Students at the university were required to memorize the Qur’an and become proficient in Arabic, as it served as both the university’s common language and Timbuktu’s commercial tongue. The highest degree, akin to a Ph.D., typically demanded a decade of study. During graduation, students had to wear a traditional turban symbolizing ‘Allah,’ representing divine light, wisdom, knowledge, and moral excellence. Graduates were also expected to exhibit outstanding character, uphold Islamic values, and prioritize education before receiving their graduation invitation.
Scholars in the Islamic Golden Age at an Abbasid library in Baghdad, illustration by Yahyá al-Wasiti, 1237. Photo: Zereshk
By the early 14th century CE, the school had transformed into a fully staffed madrasa, boasting the largest book collection in Africa since the Library of Alexandria. When the Songhai Empire, led by Askia Muhammad, ascended at the beginning of the 16th century, it marked the golden age of Sankoré madrasa, attracting scholars from places as distant as Cairo and Syria.
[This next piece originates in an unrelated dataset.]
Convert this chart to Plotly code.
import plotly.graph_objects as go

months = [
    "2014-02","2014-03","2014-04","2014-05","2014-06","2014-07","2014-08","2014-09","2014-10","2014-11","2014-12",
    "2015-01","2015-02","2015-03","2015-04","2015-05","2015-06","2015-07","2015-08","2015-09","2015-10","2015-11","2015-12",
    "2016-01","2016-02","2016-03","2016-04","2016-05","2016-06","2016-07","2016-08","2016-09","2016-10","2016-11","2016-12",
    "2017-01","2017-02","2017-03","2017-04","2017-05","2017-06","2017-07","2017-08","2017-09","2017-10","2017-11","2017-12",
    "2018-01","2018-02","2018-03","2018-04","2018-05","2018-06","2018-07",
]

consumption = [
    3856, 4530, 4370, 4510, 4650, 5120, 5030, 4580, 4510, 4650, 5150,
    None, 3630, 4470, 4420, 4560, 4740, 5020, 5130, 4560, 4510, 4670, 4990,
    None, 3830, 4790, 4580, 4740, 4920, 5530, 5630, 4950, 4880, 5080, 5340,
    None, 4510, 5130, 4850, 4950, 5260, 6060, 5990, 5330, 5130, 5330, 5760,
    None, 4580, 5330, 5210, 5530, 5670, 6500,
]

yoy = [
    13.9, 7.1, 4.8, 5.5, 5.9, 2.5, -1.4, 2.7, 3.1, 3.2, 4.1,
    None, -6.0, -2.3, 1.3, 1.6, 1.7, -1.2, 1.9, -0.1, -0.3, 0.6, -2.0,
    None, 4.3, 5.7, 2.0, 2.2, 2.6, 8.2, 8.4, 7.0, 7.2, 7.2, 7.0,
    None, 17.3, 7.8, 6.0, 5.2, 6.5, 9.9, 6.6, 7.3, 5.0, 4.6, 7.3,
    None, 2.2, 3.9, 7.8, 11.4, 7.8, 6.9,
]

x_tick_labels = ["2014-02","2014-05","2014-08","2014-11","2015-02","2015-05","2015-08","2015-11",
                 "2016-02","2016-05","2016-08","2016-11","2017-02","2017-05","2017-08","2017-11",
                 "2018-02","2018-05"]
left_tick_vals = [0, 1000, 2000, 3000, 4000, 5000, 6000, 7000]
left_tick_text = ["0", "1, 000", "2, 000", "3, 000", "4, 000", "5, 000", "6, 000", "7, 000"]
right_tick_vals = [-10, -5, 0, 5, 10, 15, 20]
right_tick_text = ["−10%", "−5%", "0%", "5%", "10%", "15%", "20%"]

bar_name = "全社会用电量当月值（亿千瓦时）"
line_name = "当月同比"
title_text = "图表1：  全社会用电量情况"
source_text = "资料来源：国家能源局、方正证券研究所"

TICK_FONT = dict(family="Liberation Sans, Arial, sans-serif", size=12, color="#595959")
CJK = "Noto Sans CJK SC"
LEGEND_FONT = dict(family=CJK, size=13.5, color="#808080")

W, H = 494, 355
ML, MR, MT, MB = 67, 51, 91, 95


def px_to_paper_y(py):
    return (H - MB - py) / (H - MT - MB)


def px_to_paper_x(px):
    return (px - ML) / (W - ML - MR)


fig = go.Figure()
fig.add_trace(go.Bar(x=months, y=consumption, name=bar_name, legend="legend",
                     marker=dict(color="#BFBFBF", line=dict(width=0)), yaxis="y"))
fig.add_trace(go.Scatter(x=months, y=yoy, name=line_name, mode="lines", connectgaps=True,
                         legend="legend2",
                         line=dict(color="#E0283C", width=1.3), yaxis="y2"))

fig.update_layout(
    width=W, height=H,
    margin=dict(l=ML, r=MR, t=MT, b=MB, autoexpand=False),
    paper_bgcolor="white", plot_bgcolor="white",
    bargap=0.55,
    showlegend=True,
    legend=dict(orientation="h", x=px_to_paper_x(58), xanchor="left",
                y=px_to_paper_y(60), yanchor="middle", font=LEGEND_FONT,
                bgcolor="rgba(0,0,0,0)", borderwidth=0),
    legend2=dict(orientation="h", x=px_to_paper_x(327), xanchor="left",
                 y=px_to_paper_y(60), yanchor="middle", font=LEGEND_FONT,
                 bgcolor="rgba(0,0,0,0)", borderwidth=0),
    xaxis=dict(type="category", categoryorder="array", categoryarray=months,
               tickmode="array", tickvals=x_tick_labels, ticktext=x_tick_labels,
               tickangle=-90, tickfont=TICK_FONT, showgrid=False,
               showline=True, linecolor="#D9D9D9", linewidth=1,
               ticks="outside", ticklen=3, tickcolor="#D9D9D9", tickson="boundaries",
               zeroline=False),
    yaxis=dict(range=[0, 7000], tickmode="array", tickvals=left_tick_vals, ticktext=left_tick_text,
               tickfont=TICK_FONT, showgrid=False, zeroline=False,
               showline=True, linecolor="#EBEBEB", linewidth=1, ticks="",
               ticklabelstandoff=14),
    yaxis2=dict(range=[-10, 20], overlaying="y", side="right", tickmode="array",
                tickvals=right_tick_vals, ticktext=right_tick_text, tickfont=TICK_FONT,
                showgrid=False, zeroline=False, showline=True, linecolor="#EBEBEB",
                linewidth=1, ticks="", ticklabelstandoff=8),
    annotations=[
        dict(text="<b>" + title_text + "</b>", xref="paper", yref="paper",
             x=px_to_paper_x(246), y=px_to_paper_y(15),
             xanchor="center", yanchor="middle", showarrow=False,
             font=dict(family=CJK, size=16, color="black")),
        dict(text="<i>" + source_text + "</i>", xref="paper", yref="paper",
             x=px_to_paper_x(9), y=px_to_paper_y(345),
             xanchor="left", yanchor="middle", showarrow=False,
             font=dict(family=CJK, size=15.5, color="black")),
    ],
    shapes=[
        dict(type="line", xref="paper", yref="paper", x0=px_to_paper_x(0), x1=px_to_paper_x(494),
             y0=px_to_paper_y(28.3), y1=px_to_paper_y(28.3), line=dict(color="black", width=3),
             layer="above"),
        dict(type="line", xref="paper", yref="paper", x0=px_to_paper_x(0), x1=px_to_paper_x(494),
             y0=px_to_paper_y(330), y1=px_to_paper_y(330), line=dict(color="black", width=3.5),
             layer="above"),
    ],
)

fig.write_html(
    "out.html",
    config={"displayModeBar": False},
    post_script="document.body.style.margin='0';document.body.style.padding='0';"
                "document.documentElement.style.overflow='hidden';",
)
At one point, it enrolled more foreign students than New York University in 2008!
During this period, the quality of education at Sankoré University in Timbuktu surpassed many other Islamic centers globally. The trade in books within the Islamic world was a significant aspect of the university, resulting in a vast number of manuscripts. Sankoré Madrasa could accommodate 25,000 students (in a city of 100,000 people) and boasted one of the world’s largest libraries, containing between 400,000 and 700,000 manuscripts, some of which have survived to this day.
Extent of the Songhai Empire. Image: Presse03
Sankoré University was a source of pride and inspiration for many African scholars, leaders, and travelers. It attracted students from all over West Africa and beyond, who came to seek knowledge and wisdom from its eminent professors, and produced some of the most influential figures in African history.
However, in 1591 AD, Ahmad al-Mansur of Morocco invaded Songhai after the Battle of Tondibi, looting its riches, including the Sankoré Madrasa, which marked the beginning of a long decline for West African states.
Sankoré Mosque and University in 1893. Photo: Louis Archinard (1850-1932)
In recent times, the Sankoré Madrasa’s integrity has been endangered by urbanization, contemporary construction, and the Ahmad Baba Center’s construction, leading to irreversible damage, flooding, and insufficient restoration. Traditional building techniques are also at risk. Fortunately, government-funded restoration and protection committees are now working to prevent further harm.
In its prime, Sankoré University was a shining example of the achievements of African civilization in the fields of education, culture, and science. It was also a testament to the values of tolerance, diversity, and intellectual freedom that characterized Islamic civilization at its best.
Today, Sankoré University is facing a range of threats from the outside world. Let’s hope it will be preserved for future generations. Photo: Senani P
Today, despite all the hardships it had endured, the university is still standing as a symbol of Timbuktu’s glorious past and a hope for its future.